Bruksela: powstanie fundusz pomocowy
Jest zgoda unijnych krajów na utworzenie specjalnego funduszu pomocowego dla bankrutów w strefie euro.
2010-12-16, 17:00
Posłuchaj
Decyzję podjęli europejscy przywódcy na rozpoczętym po południu szczycie w Brukseli.
Traktat lizboński rok po wejściu w życie musi być zmieniony, bo obecne zapisy nie zezwalają na pomoc tym krajom ze wspólną walutą, które są w potrzebie.
Do dokumentu zostaną wpisane dwa zdania potwierdzające powołanie funduszu pomocowego, który ma zapewnić stabilność w strefie euro.
Zmiana traktatu odbędzie się w procedurze uproszczonej, czyli zdecydują o tym unijni przywódcy, a Europarlament, Komisja, a także Europejski Bank Centralny wydadzą jedynie opinie. Unijni prawnicy znaleźli fragment w traktacie zapewniający, że zmiany nie spowodują przeniesienia kompetencji do Brukseli, a to oznacza, że nie trzeba będzie organizować referendum w Irlandii, co zawsze jest ryzykowne. Wysokość funduszu i warunki przyznawania pomocy zostaną dopiero ustalone w najbliższych miesiącach. I dopiero wtedy okaże się, jak bardzo finansowe wsparcie zostanie uzależnione od reform, o co zabiegają Niemcy, i czy ewentualne rygorystyczne warunki będą możliwe do zaakceptowania przez wszystkie kraje. Fundusz ruszy po 2013 roku.

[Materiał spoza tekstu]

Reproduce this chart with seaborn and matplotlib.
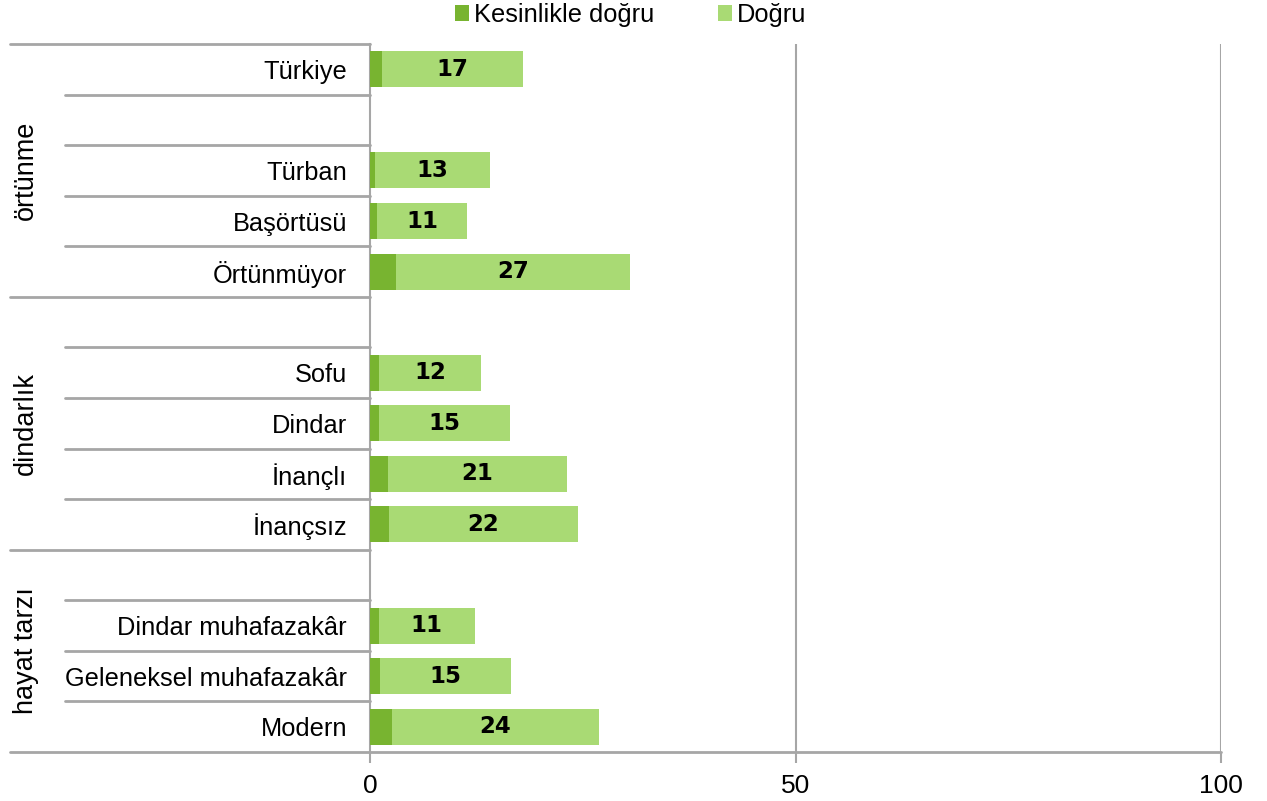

Kraje, które jeszcze nie są w strefie euro, jak Polska, mają być włączone w prace nad jego tworzeniem, ale nie wiadomo jeszcze, na jakich zasadach - czy będą miały prawo głosowania czy też otrzymają status obserwatora.
REKLAMA
Ograniczyć wydatki
Kraje, które więcej wpłacają do unijnej kasy aniżeli z niej otrzymują, mobilizują siły i chcą ponowić apel o ograniczenie wydatków w europejskim budżecie po 2013 roku.
Unijni dyplomaci powiedzieli nieoficjalnie Polskiemu Radiu, że Wielka Brytania, Francja i Niemcy przygotowują list w tej sprawie. Nie wiadomo jeszcze, czy zostanie on zaprezentowany na unijnym szczycie, który rozpoczął się po południu w Brukseli.
Według relacji unijnych dyplomatów, Londyn, Paryż i Berlin ustaliły wspólny front - chcą, by ostrze cięć dotknęło przede wszystkim fundusze na biedne regiony i wyrównywanie szans rozwoju w Unii. Brytyjczycy spodziewają się, że mimo wcześniejszych zapewnień premier David Cameron poruszy ten temat na kolacji z udziałem unijnych przywódców.
Dla Polski kluczowe jest jednak, by zapisy o ograniczeniu wydatków w wieloletnim budżecie po 2013 roku nie znalazły się we wnioskach końcowych ze szczytu. W projekcie tych wniosków na razie żadnych takich zapisów nie ma.